C’est le mets de choix de ce concert du vendredi 25 avril 2025 donné à la Halle à 20h. Il est dirigé par Tom Koopman avec la Maîtrise de Toulouse du conservatoire de Toulouse placée sous l’autorité de son Chef de chœur Mark Opstad. La soprano Ilse Eerans et la mezzo-soprano Sophie Gallagher participent à l’événement. Avec les musiciens de l’Orchestre national du Capitole de Toulouse, la symphonie n° 36 « Linz » K 425 de Mozart ouvre le concert.

Ton Koopman © Hans Morren
Guide parfait pour toute œuvre musicale de cette ère des Lumières, le claveciniste, organiste, chef d’orchestre et musicologue Tom Koopman dirige le concert après avoir tout récemment fait vibrer le public de la Halle avec le Requiem de Mozart.

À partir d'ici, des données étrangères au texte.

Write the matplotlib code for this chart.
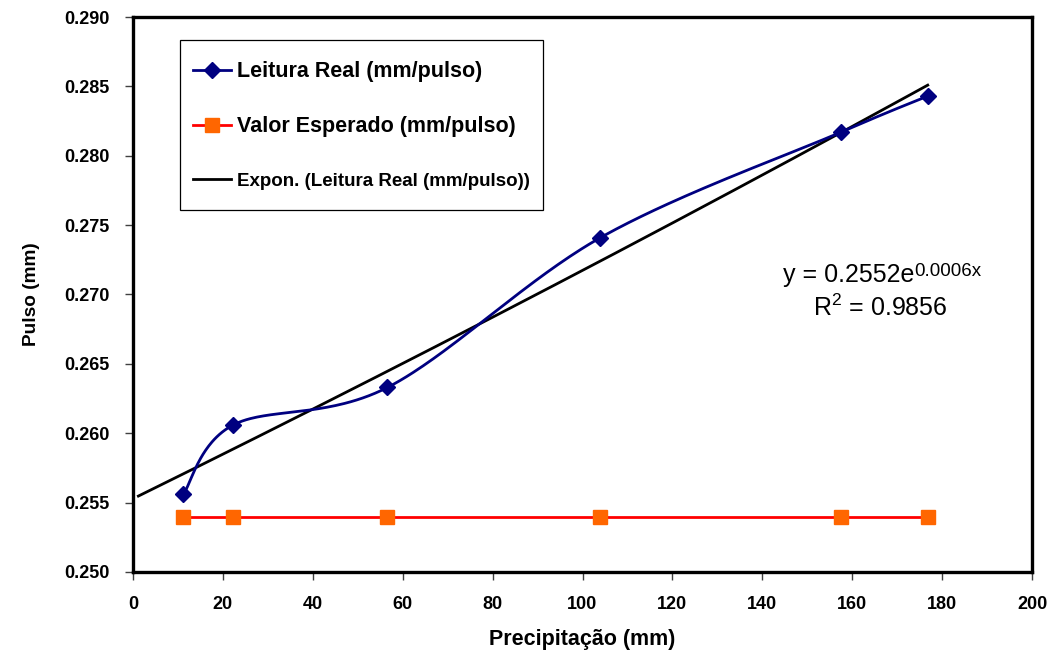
import numpy as np
import matplotlib
matplotlib.use("Agg")
import matplotlib.pyplot as plt
from matplotlib.lines import Line2D
from matplotlib.legend_handler import HandlerLine2D

plt.rcParams['font.family'] = ['Liberation Sans', 'DejaVu Sans']
plt.rcParams['mathtext.fontset'] = 'custom'
plt.rcParams['mathtext.rm'] = 'Liberation Sans'
plt.rcParams['mathtext.it'] = 'Liberation Sans'

# Data
precip = [11.2, 22.3, 56.6, 104.0, 157.5, 176.8]
leitura = [0.2556, 0.2606, 0.2633, 0.2741, 0.2817, 0.2843]
esperado = [0.254, 0.254, 0.254, 0.254, 0.254, 0.254]
x_ticks = [0, 20, 40, 60, 80, 100, 120, 140, 160, 180, 200]
y_ticks = [0.250, 0.255, 0.260, 0.265, 0.270, 0.275, 0.280, 0.285, 0.290]
eq_main = "y = 0.2552e"
eq_exp = "0.0006x"
r2_text = r"R$^{2}$ = 0.9856"
backward_forecast = 10


class ShiftedHandler(HandlerLine2D):
    def create_artists(self, legend, orig_handle, xdescent, ydescent,
                       width, height, fontsize, trans):
        return super().create_artists(legend, orig_handle, xdescent,
                                      ydescent + 7.0, width, height,
                                      fontsize, trans)


fig = plt.figure(figsize=(10.52, 6.53), dpi=100)
ax = fig.add_axes([133/1052, 1-572/653, (1032-133)/1052, (572-17)/653])

# smoothed line (Excel-like Bezier smoothing)
xs = np.array(precip); ys = np.array(leitura)
sx = 1/200.0; sy = 1/0.04
P = np.column_stack([xs*sx, ys*sy])
n = len(P)
curve = []
for i in range(n-1):
    p0 = P[i-1] if i > 0 else P[i]
    p1 = P[i]; p2 = P[i+1]
    p3 = P[i+2] if i+2 < n else P[i+1]
    c1 = p1 + (p2 - p0)/6
    c2 = p2 - (p3 - p1)/6
    t = np.linspace(0, 1, 60)[:, None]
    c = ((1-t)**3)*p1 + 3*((1-t)**2)*t*c1 + 3*(1-t)*t**2*c2 + t**3*p2
    curve.append(c)
curve = np.vstack(curve)
ax.plot(curve[:, 0]/sx, curve[:, 1]/sy, color='#000080', lw=2.0, zorder=3)
ax.plot(precip, leitura, linestyle='none', marker='D', color='#000080', ms=8.5, zorder=4)
h1, = ax.plot([], [], color='#000080', lw=2.0, marker='D', ms=8.5)

# expected
h2, = ax.plot(precip, esperado, color='#FF0000', lw=2.0, marker='s', ms=9.5,
              markerfacecolor='#FF6600', markeredgecolor='#FF6600', zorder=3)

# exponential trendline
b, lna = np.polyfit(xs, np.log(ys), 1)
xt = np.linspace(xs.min()-backward_forecast, xs.max(), 200)
h3, = ax.plot(xt, np.exp(lna)*np.exp(b*xt), color='black', lw=2.0, zorder=2)

ax.set_xlim(0, 200)
ax.set_ylim(0.250, 0.290)
ax.set_xticks(x_ticks)
ax.set_yticks(y_ticks)
ax.set_xticklabels([str(v) for v in x_ticks], fontsize=13, fontweight='bold')
ax.set_yticklabels([f"{v:.3f}" for v in y_ticks], fontsize=13, fontweight='bold')
ax.tick_params(axis='y', direction='out', length=6, width=1, color='#404040', pad=11)
ax.tick_params(axis='x', direction='out', length=6, width=1, color='#404040', pad=11)
for s in ax.spines.values():
    s.set_linewidth(2.4)
    s.set_color('black')

ax.set_xlabel("Precipitação (mm)", fontsize=15.5, fontweight='bold', labelpad=12)
ax.set_ylabel("Pulso (mm)", fontsize=13.7, fontweight='bold', labelpad=17)

leg = ax.legend([h1, h2, h3],
                ["Leitura Real (mm/pulso)", "Valor Esperado (mm/pulso)",
                 "Expon. (Leitura Real (mm/pulso))"],
                loc='upper left', bbox_to_anchor=((180-133)/899, (572-40)/555),
                borderaxespad=0, fancybox=False, edgecolor='black',
                framealpha=1, handlelength=1.75, handletextpad=0.3,
                handleheight=2.15, labelspacing=0.89, borderpad=0.6,
                handler_map={Line2D: ShiftedHandler()},
                prop={'weight': 'bold', 'size': 15.5})
leg.get_frame().set_linewidth(0.9)
leg.get_texts()[2].set_fontsize(13.5)

t1 = ax.text(144.5, 0.27092, eq_main, fontsize=18, ha='left', va='baseline')
ax.annotate(eq_exp, xy=(1.0, 0.0), xycoords=t1, xytext=(0.5, 8),
            textcoords='offset points', fontsize=13.5, ha='left', va='baseline')
ax.text(151.3, 0.26847, r2_text, fontsize=18, ha='left', va='baseline')

fig.savefig("out.png", dpi=100)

Symphonie « Linz » en UT majeur du nom de la ville voisine de Vienne où le couple Wolfgang – Constance est accueilli par l’ami, le comte Thun à qui Mozart a promis de jouer une symphonie dans le théâtre de la ville. Or, après un passage chez papa Léopold Mozart et sa sœur Nannerl à Salzbourg, un séjour pas gai du tout d’ailleurs, Wolfgang n’a pas la moindre partition de symphonie sur lui. Il va en écrire une en …trois jours, le 1er novembre, le 2 et le 3 et pourra la faire jouer le 4 novembre 1783 !!
I- Adagio – Allegro spiritoso
II- Poco adagio en fa
III- Menuet – Trio
IV- Finale : presto

La Vierge de douleur
Quelques mots sur le si poignant Stabat mater de Pergolese d’une durée de quarante minutes environ :
« Aucune musique n’est capable comme celle de Pergolèse de m’émouvoir également du début à la fin, et qui n’en serait pas touché, qui resterait froid en face de cette musique ne mériterait pas le nom d’être humain. »
Johann Adam Hiller, compositeur, chef d’orchestre (1728-1804)
Qui dit Stabat Mater dit Pergolèse, et pourtant le texte latin fut mis en musique par bien d’autres compositeurs. Pourquoi donc ce Stabat plutôt qu’un autre, et constituant l’œuvre la plus éditée du dix-huitième ? Mais, tout d’abord,
Un peu d’histoire sur l’origine du texte littéraire
Le Stabat Mater, cantique liturgique romain qui apparut vers le XIe ou le XIIe siècle utilise les deux premiers mots de la séquence du Vendredi saint figurant dans le rituel romain dont le texte, d’une étonnante beauté, aurait été écrit selon la tradition, à la fin du XIIIe siècle par un moine franciscain Jacopone de Todi, mort en 1306.
Cette théorie de la génération spontanée a heurté les théologiens qui se sont un brin étonnés qu’un humble moine, dont on ne sait rien par ailleurs, ait pu “accoucher“ d’un tel joyau de la poésie médiévale. Aussi, a-t-on cherché des antécédents tout de même un peu plus brillants, et l’on annonce le nom plus lettré de Saint Bonaventure qui vécut de1221 à 1274, un peu avant notre moine. Un cardinal, qui plus est, général de son ordre, légat du pape, auteur d’ouvrages théoriques et philosophiques, pouvait plus facilement endosser la paternité d’un tel texte.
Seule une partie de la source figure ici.